There were many more new product introductions, including Yamaha’s new V MAX SHO 115 targeting smaller boats such as technical flats boats and the V MAX SHO 175 aimed squarely at mid-size boats looking for a performance outboard. Other offerings from Yamaha included a revamped and updated 2.7L F150. They also introduced Helm Master options for their quad and F200 outboard applications. Suzuki displayed their new for 2015, DF200A and DF200AP outboards. Based on the lighter four-cylinder engine block, these motors offer high power with low weight and excellent fuel economy. The DF200AP also has the capability of utilizing Suzuki Precision Control drive-by-wire controls and Suzuki’s Selective Rotation.

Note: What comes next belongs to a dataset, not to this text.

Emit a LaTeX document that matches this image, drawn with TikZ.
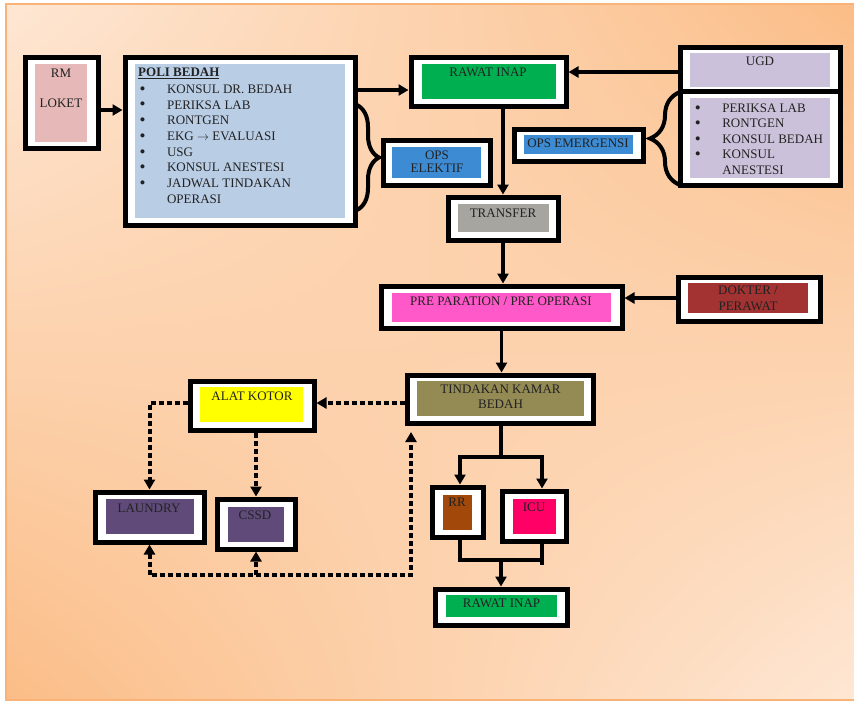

Although all these introductions were impressive and are great examples of the next generation in outboards, there were many manufacturers with power plant introductions and enhancements. It would take a book to cover them all but we will cover some of the more unusual new power options next month. It was obvious at the Miami show that marine power is getting bigger, better, more efficient and a joy to own.